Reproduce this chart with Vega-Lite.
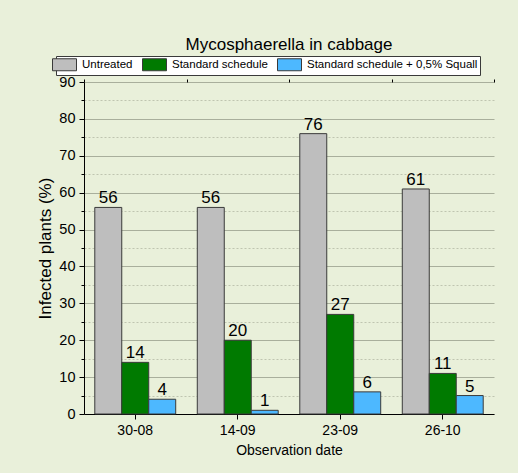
{
  "$schema": "https://vega.github.io/schema/vega-lite/v6.json",
  "width": 410,
  "height": 332,
  "autosize": "none",
  "padding": {"left": 84, "top": 82, "right": 24, "bottom": 59},
  "background": "#E9F0DA",
  "title": {
    "text": "Mycosphaerella in cabbage",
    "fontSize": 17,
    "font": "Liberation Sans",
    "fontWeight": "normal",
    "color": "#000000",
    "anchor": "middle",
    "offset": 2
  },
  "data": {
    "values": [
      {"date": "30-08", "series": "Untreated", "value": 56},
      {"date": "30-08", "series": "Standard schedule", "value": 14},
      {"date": "30-08", "series": "Standard schedule + 0,5% Squall", "value": 4},
      {"date": "14-09", "series": "Untreated", "value": 56},
      {"date": "14-09", "series": "Standard schedule", "value": 20},
      {"date": "14-09", "series": "Standard schedule + 0,5% Squall", "value": 1},
      {"date": "23-09", "series": "Untreated", "value": 76},
      {"date": "23-09", "series": "Standard schedule", "value": 27},
      {"date": "23-09", "series": "Standard schedule + 0,5% Squall", "value": 6},
      {"date": "26-10", "series": "Untreated", "value": 61},
      {"date": "26-10", "series": "Standard schedule", "value": 11},
      {"date": "26-10", "series": "Standard schedule + 0,5% Squall", "value": 5}
    ]
  },
  "layer": [
    {
      "mark": {"type": "bar", "stroke": "#3a3a3a", "strokeWidth": 1},
      "encoding": {
        "x": {
          "field": "date", "type": "nominal",
          "sort": ["30-08", "14-09", "23-09", "26-10"],
          "scale": {"paddingInner": 0, "paddingOuter": 0},
          "axis": {
            "title": "Observation date", "labelAngle": 0,
            "labelFontSize": 14, "titleFontSize": 14, "titleFontWeight": "normal",
            "labelFont": "Liberation Sans", "titleFont": "Liberation Sans",
            "labelColor": "#000", "titleColor": "#000",
            "domainColor": "#000", "tickColor": "#000", "tickSize": 5,
            "labelPadding": 4, "titlePadding": 6
          }
        },
        "xOffset": {
          "field": "series", "type": "nominal",
          "sort": ["Untreated", "Standard schedule", "Standard schedule + 0,5% Squall"],
          "scale": {"paddingInner": 0, "paddingOuter": 0.4}
        },
        "y": {
          "field": "value", "type": "quantitative",
          "scale": {"domain": [0, 90], "nice": false},
          "axis": {
            "title": "Infected plants (%)",
            "values": [0, 10, 20, 30, 40, 50, 60, 70, 80, 90],
            "labelFontSize": 14.5, "titleFontSize": 17, "titleFontWeight": "normal",
            "labelFont": "Liberation Sans", "titleFont": "Liberation Sans",
            "labelColor": "#000", "titleColor": "#000",
            "domainColor": "#000", "tickColor": "#000", "tickSize": 5,
            "labelPadding": 4, "titlePadding": 4,
            "grid": true, "gridColor": "#A9AF9C", "gridWidth": 1
          }
        },
        "color": {
          "field": "series", "type": "nominal",
          "sort": ["Untreated", "Standard schedule", "Standard schedule + 0,5% Squall"],
          "scale": {
            "domain": ["Untreated", "Standard schedule", "Standard schedule + 0,5% Squall"],
            "range": ["#BEBEBE", "#007A00", "#4DB8FF"]
          },
          "legend": {
            "title": null,
            "orient": "none",
            "legendX": -28,
            "legendY": -26,
            "direction": "horizontal",
            "fillColor": "#FFFFFF",
            "strokeColor": "#3a3a3a",
            "padding": 2,
            "symbolType": "M-2,-1H2V1H-2Z",
            "symbolSize": 144,
            "symbolStrokeColor": "#3a3a3a",
            "symbolStrokeWidth": 1,
            "symbolOpacity": 1,
            "labelFontSize": 11.5,
            "labelFont": "Liberation Sans",
            "labelColor": "#000",
            "labelOffset": 11,
            "columnPadding": 7,
            "labelLimit": 300
          }
        }
      }
    },
    {
      "mark": {"type": "text", "baseline": "alphabetic", "dy": -4, "fontSize": 17, "font": "Liberation Sans", "color": "#000"},
      "encoding": {
        "x": {
          "field": "date", "type": "nominal",
          "sort": ["30-08", "14-09", "23-09", "26-10"],
          "axis": {
            "title": null, "labels": false, "domain": false,
            "tickBand": "extent", "tickColor": "#000", "tickSize": 3
          }
        },
        "xOffset": {
          "field": "series", "type": "nominal",
          "sort": ["Untreated", "Standard schedule", "Standard schedule + 0,5% Squall"]
        },
        "y": {
          "field": "value", "type": "quantitative",
          "axis": {
            "orient": "left",
            "title": null, "labels": false, "domain": false,
            "values": [5, 15, 25, 35, 45, 55, 65, 75, 85],
            "tickColor": "#000", "tickSize": 3,
            "grid": true, "gridColor": "#BFC5B0", "gridDash": [2, 2], "gridWidth": 1
          }
        },
        "text": {"field": "value", "type": "quantitative"}
      }
    }
  ],
  "resolve": {"axis": {"x": "independent", "y": "independent"}},
  "config": {"view": {"stroke": null}}
}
* * * * * * *
→ What is expected
Send back the data above word for word, with the pictures left out.

→ Response to the exercise
Reproduce this chart with Vega-Lite.
{
  "$schema": "https://vega.github.io/schema/vega-lite/v6.json",
  "width": 410,
  "height": 332,
  "autosize": "none",
  "padding": {"left": 84, "top": 82, "right": 24, "bottom": 59},
  "background": "#E9F0DA",
  "title": {
    "text": "Mycosphaerella in cabbage",
    "fontSize": 17,
    "font": "Liberation Sans",
    "fontWeight": "normal",
    "color": "#000000",
    "anchor": "middle",
    "offset": 2
  },
  "data": {
    "values": [
      {"date": "30-08", "series": "Untreated", "value": 56},
      {"date": "30-08", "series": "Standard schedule", "value": 14},
      {"date": "30-08", "series": "Standard schedule + 0,5% Squall", "value": 4},
      {"date": "14-09", "series": "Untreated", "value": 56},
      {"date": "14-09", "series": "Standard schedule", "value": 20},
      {"date": "14-09", "series": "Standard schedule + 0,5% Squall", "value": 1},
      {"date": "23-09", "series": "Untreated", "value": 76},
      {"date": "23-09", "series": "Standard schedule", "value": 27},
      {"date": "23-09", "series": "Standard schedule + 0,5% Squall", "value": 6},
      {"date": "26-10", "series": "Untreated", "value": 61},
      {"date": "26-10", "series": "Standard schedule", "value": 11},
      {"date": "26-10", "series": "Standard schedule + 0,5% Squall", "value": 5}
    ]
  },
  "layer": [
    {
      "mark": {"type": "bar", "stroke": "#3a3a3a", "strokeWidth": 1},
      "encoding": {
        "x": {
          "field": "date", "type": "nominal",
          "sort": ["30-08", "14-09", "23-09", "26-10"],
          "scale": {"paddingInner": 0, "paddingOuter": 0},
          "axis": {
            "title": "Observation date", "labelAngle": 0,
            "labelFontSize": 14, "titleFontSize": 14, "titleFontWeight": "normal",
            "labelFont": "Liberation Sans", "titleFont": "Liberation Sans",
            "labelColor": "#000", "titleColor": "#000",
            "domainColor": "#000", "tickColor": "#000", "tickSize": 5,
            "labelPadding": 4, "titlePadding": 6
          }
        },
        "xOffset": {
          "field": "series", "type": "nominal",
          "sort": ["Untreated", "Standard schedule", "Standard schedule + 0,5% Squall"],
          "scale": {"paddingInner": 0, "paddingOuter": 0.4}
        },
        "y": {
          "field": "value", "type": "quantitative",
          "scale": {"domain": [0, 90], "nice": false},
          "axis": {
            "title": "Infected plants (%)",
            "values": [0, 10, 20, 30, 40, 50, 60, 70, 80, 90],
            "labelFontSize": 14.5, "titleFontSize": 17, "titleFontWeight": "normal",
            "labelFont": "Liberation Sans", "titleFont": "Liberation Sans",
            "labelColor": "#000", "titleColor": "#000",
            "domainColor": "#000", "tickColor": "#000", "tickSize": 5,
            "labelPadding": 4, "titlePadding": 4,
            "grid": true, "gridColor": "#A9AF9C", "gridWidth": 1
          }
        },
        "color": {
          "field": "series", "type": "nominal",
          "sort": ["Untreated", "Standard schedule", "Standard schedule + 0,5% Squall"],
          "scale": {
            "domain": ["Untreated", "Standard schedule", "Standard schedule + 0,5% Squall"],
            "range": ["#BEBEBE", "#007A00", "#4DB8FF"]
          },
          "legend": {
            "title": null,
            "orient": "none",
            "legendX": -28,
            "legendY": -26,
            "direction": "horizontal",
            "fillColor": "#FFFFFF",
            "strokeColor": "#3a3a3a",
            "padding": 2,
            "symbolType": "M-2,-1H2V1H-2Z",
            "symbolSize": 144,
            "symbolStrokeColor": "#3a3a3a",
            "symbolStrokeWidth": 1,
            "symbolOpacity": 1,
            "labelFontSize": 11.5,
            "labelFont": "Liberation Sans",
            "labelColor": "#000",
            "labelOffset": 11,
            "columnPadding": 7,
            "labelLimit": 300
          }
        }
      }
    },
    {
      "mark": {"type": "text", "baseline": "alphabetic", "dy": -4, "fontSize": 17, "font": "Liberation Sans", "color": "#000"},
      "encoding": {
        "x": {
          "field": "date", "type": "nominal",
          "sort": ["30-08", "14-09", "23-09", "26-10"],
          "axis": {
            "title": null, "labels": false, "domain": false,
            "tickBand": "extent", "tickColor": "#000", "tickSize": 3
          }
        },
        "xOffset": {
          "field": "series", "type": "nominal",
          "sort": ["Untreated", "Standard schedule", "Standard schedule + 0,5% Squall"]
        },
        "y": {
          "field": "value", "type": "quantitative",
          "axis": {
            "orient": "left",
            "title": null, "labels": false, "domain": false,
            "values": [5, 15, 25, 35, 45, 55, 65, 75, 85],
            "tickColor": "#000", "tickSize": 3,
            "grid": true, "gridColor": "#BFC5B0", "gridDash": [2, 2], "gridWidth": 1
          }
        },
        "text": {"field": "value", "type": "quantitative"}
      }
    }
  ],
  "resolve": {"axis": {"x": "independent", "y": "independent"}},
  "config": {"view": {"stroke": null}}
}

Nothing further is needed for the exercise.